◆ **Direction**:
Output the material beneath exactly, leaving nothing out.

-- start Information shown --

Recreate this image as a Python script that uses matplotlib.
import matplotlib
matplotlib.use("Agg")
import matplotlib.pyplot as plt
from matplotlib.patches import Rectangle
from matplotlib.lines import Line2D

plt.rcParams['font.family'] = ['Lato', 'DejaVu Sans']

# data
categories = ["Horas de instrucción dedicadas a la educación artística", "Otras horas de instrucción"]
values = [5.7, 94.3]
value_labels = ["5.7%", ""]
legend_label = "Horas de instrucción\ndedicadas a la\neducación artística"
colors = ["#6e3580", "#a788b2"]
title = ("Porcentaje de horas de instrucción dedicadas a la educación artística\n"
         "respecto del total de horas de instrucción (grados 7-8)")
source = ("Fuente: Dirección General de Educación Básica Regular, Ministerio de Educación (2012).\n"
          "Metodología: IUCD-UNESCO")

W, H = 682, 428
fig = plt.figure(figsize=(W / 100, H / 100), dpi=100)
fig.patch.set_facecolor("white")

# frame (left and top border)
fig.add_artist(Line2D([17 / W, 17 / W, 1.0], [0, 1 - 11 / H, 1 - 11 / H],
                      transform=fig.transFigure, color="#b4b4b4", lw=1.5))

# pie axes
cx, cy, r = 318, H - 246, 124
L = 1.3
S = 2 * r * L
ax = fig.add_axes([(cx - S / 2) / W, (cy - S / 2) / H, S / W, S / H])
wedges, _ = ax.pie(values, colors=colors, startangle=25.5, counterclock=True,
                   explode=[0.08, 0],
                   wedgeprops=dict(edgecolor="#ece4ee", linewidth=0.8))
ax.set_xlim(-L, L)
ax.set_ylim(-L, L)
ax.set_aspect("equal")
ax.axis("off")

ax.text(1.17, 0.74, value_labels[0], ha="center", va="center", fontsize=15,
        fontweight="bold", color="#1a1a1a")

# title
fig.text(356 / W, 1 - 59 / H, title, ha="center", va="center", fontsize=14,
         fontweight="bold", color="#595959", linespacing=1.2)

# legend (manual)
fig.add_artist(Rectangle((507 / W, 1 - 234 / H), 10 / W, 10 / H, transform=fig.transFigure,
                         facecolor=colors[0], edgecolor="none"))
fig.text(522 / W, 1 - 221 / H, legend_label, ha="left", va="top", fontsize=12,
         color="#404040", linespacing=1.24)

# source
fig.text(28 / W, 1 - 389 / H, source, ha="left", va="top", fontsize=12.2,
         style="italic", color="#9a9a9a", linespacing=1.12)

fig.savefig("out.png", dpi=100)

-- end Information shown --

◆ **Finished task**:
Recreate this image as a Python script that uses matplotlib.
import matplotlib
matplotlib.use("Agg")
import matplotlib.pyplot as plt
from matplotlib.patches import Rectangle
from matplotlib.lines import Line2D

plt.rcParams['font.family'] = ['Lato', 'DejaVu Sans']

# data
categories = ["Horas de instrucción dedicadas a la educación artística", "Otras horas de instrucción"]
values = [5.7, 94.3]
value_labels = ["5.7%", ""]
legend_label = "Horas de instrucción\ndedicadas a la\neducación artística"
colors = ["#6e3580", "#a788b2"]
title = ("Porcentaje de horas de instrucción dedicadas a la educación artística\n"
         "respecto del total de horas de instrucción (grados 7-8)")
source = ("Fuente: Dirección General de Educación Básica Regular, Ministerio de Educación (2012).\n"
          "Metodología: IUCD-UNESCO")

W, H = 682, 428
fig = plt.figure(figsize=(W / 100, H / 100), dpi=100)
fig.patch.set_facecolor("white")

# frame (left and top border)
fig.add_artist(Line2D([17 / W, 17 / W, 1.0], [0, 1 - 11 / H, 1 - 11 / H],
                      transform=fig.transFigure, color="#b4b4b4", lw=1.5))

# pie axes
cx, cy, r = 318, H - 246, 124
L = 1.3
S = 2 * r * L
ax = fig.add_axes([(cx - S / 2) / W, (cy - S / 2) / H, S / W, S / H])
wedges, _ = ax.pie(values, colors=colors, startangle=25.5, counterclock=True,
                   explode=[0.08, 0],
                   wedgeprops=dict(edgecolor="#ece4ee", linewidth=0.8))
ax.set_xlim(-L, L)
ax.set_ylim(-L, L)
ax.set_aspect("equal")
ax.axis("off")

ax.text(1.17, 0.74, value_labels[0], ha="center", va="center", fontsize=15,
        fontweight="bold", color="#1a1a1a")

# title
fig.text(356 / W, 1 - 59 / H, title, ha="center", va="center", fontsize=14,
         fontweight="bold", color="#595959", linespacing=1.2)

# legend (manual)
fig.add_artist(Rectangle((507 / W, 1 - 234 / H), 10 / W, 10 / H, transform=fig.transFigure,
                         facecolor=colors[0], edgecolor="none"))
fig.text(522 / W, 1 - 221 / H, legend_label, ha="left", va="top", fontsize=12,
         color="#404040", linespacing=1.24)

# source
fig.text(28 / W, 1 - 389 / H, source, ha="left", va="top", fontsize=12.2,
         style="italic", color="#9a9a9a", linespacing=1.12)

fig.savefig("out.png", dpi=100)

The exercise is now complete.